Pence needs something to make him standout besides what many consider an intense negative that’s attached itself to him through history and circumstance. Mike won’t be able to do it through personality and witty one-liners, unless he seeks to completely change his persona. It won’t be easy, and the second debate, which he’ll need to qualify for, is only a month away (on September 27 at the Reagan Library in Simi Valley, California).
Needless to say, the “must win” quality of the program will motivate the less-popular candidates – Nikki Haley, Sen. Tim Scott, Vivek Ramaswamy and North Dakota Gov. Doug Burgum (again, who?) -- to swing a little harder for the fences. By all appearances, Haley still doesn’t have a real issue platform to stand behind other than Trump and Biden are too old – and that she’s this year’s Republican woman candidate who is vying to recapture the old GOP establishment mushy moderate suburban vote.
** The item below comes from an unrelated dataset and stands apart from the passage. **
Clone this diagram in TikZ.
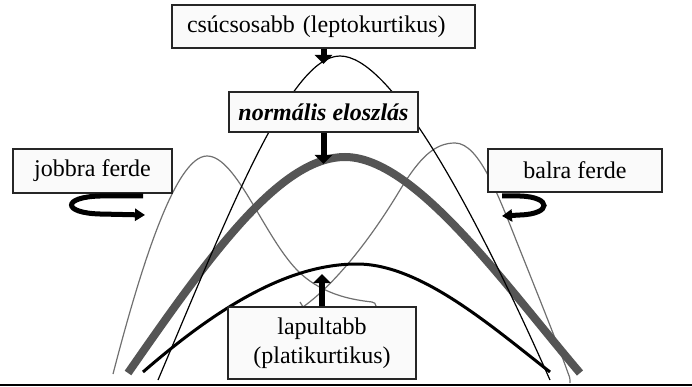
\documentclass[tikz,border=0pt]{standalone}
\usepackage{fontspec}
\setmainfont{Liberation Serif}
\usetikzlibrary{arrows.meta}
\definecolor{thickgray}{HTML}{555555}
\definecolor{thingray}{HTML}{707070}
\definecolor{boxfill}{HTML}{FAFAFA}
\tikzset{
  lbl/.style={draw=black!85, line width=1.2pt, fill=boxfill, inner sep=0pt,
    font=\fontsize{24}{29}\selectfont},
  bigarrow/.style={line width=6pt, -{Triangle[width=17pt,length=9pt]}},
  swirl/.style={line width=5pt, -{Triangle[width=12pt,length=10pt]}},
  normcurve/.style={line width=8pt, thickgray},
  leptocurve/.style={line width=1.2pt, black},
  platycurve/.style={line width=3pt, black},
  skewcurve/.style={line width=1.2pt, thingray},
}
\begin{document}
\begin{tikzpicture}[x=1pt,y=-1pt]
\useasboundingbox (0,0) rectangle (692,387);
% baseline
\draw[line width=2pt] (0,385) -- (692,385);
% skewed curves
\draw[skewcurve] (113,374) .. controls (140,270) and (175,156) .. (207,156)
  .. controls (237,156) and (265,240) .. (300,273)
  .. controls (325,296) and (355,300) .. (372,302) .. controls (375,303) .. (376,306);
\draw[skewcurve] (300,302) .. controls (301,305) .. (303,307)
  .. controls (335,284) and (370,240) .. (400,190)
  .. controls (420,157) and (435,143) .. (455,143)
  .. controls (480,143) and (500,200) .. (520,250)
  .. controls (540,300) and (560,350) .. (568,373) .. controls (570,378) .. (570,383);
% normal
\draw[normcurve] (128,373) .. controls (210,255) and (280,157) .. (345,157)
  .. controls (415,157) and (505,285) .. (580,373);
% leptokurtic
\draw[leptocurve] (158,380) .. controls (230,210) and (290,56) .. (340,56)
  .. controls (390,56) and (470,200) .. (550,380);
% platykurtic
\draw[platycurve] (143,372) .. controls (220,305) and (290,264) .. (357,264)
  .. controls (420,264) and (490,325) .. (550,372);
% boxes
\node[lbl, minimum width=303pt, minimum height=43pt, text width=273pt, inner xsep=15pt, align=left] (csucs) at (323.5,26.5) {csúcsosabb (leptokurtikus)};
\node[lbl, minimum width=189pt, minimum height=40pt, font=\fontsize{24}{29}\selectfont\bfseries\itshape] (normal) at (323.5,112) {normális eloszlás};
\node[lbl, minimum width=159pt, minimum height=44pt] (jobbra) at (92.5,171) {jobbra ferde};
\node[lbl, minimum width=174pt, minimum height=43pt] (balra) at (575,170.5) {balra ferde};
\node[lbl, minimum width=188pt, minimum height=72pt, align=center] (lapult) at (322,343) {lapultabb\\(platikurtikus)};
% arrows
\coordinate (leptop) at (323.5,64);
\coordinate (normtop) at (323.5,164);
\coordinate (platytop) at (322,274);
\draw[bigarrow] (csucs.south) -- (leptop);
\draw[bigarrow] (normal.south) -- (normtop);
\draw[bigarrow] (lapult.north) -- (platytop);
% swirls
\coordinate (js) at (143,196);
\coordinate (je) at (145,215);
\coordinate (bs) at (502,196);
\coordinate (be) at (502,216);
\draw[swirl] (js) -- (100,196) .. controls (62,197) and (62,213) .. (100,214) -- (je);
\draw[swirl] (bs) -- (520,196) .. controls (552,197) and (552,214) .. (520,215) -- (be);
\end{tikzpicture}
\end{document}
If Haley somehow ends up with the nomination, would the disaffected Trump supporters turn out for a “standard” Republican? No way. Haley will do everything she can to shout “I’m here, I’m female and I’d make a great V.P.!” without plastering the words to her forehead.
Tim Scott will position himself as the “consensus” candidate and hold up his life story as a blueprint for how to achieve the American dream. Burgum will tout the energy production success of his home state and hope to gain his moment by compelling the Fox hosts to stop asking everyone about Trump so they can talk about something else, like Vladmir Putin and China’s threat to Taiwan.
Here's guessing that many, many people will concentrate on Vivek Ramaswamy. As this year’s refreshing brand new outsider, the Ohioan should get his share of attention – one because he’s somewhat of a novelty (a young entrepreneur with echoes of a GOP version of Andrew Yang) and two, because Ramaswamy offers a convincing attack on the evils of the DC swamp and a new way of seeing things.
One trick pony (Clydesdale?) Chris Christie doesn’t see the debate as a “must win” simply because there’s absolutely nothing he could say that would win anything in terms of competitiveness to vie for the Republican nomination. Christie lives to appear at debates and will devote all his energy to qualifying for the next one, which shouldn’t be difficult given his strong polling in New Hampshire.
Probably the only candidate with absolutely no “must win” urgency is polling frontrunner Donald Trump, who is probably near or at the top of his voter support in the primary race. Trump wins by showing up – or not showing up – and pundits will go back and forth for a few weeks debating whether the event benefited or hurt Trump in the long run.
Trump’s “ratings” for his interview appearance (on X, formerly known as Twitter) with Tucker Carlson should be enormous and could even rival Fox News’s numbers, which no doubt was a goal of both Trump and Carlson.
One way or another, conservative viewers of Wednesday night’s debate will most likely be treated to a pretty good show. It usually takes two or three forums for candidates to really reach a comfort zone with directly confronting each other over perceived strengths and weaknesses. The establishment media will home in on the personal attacks, but what will the voters care about?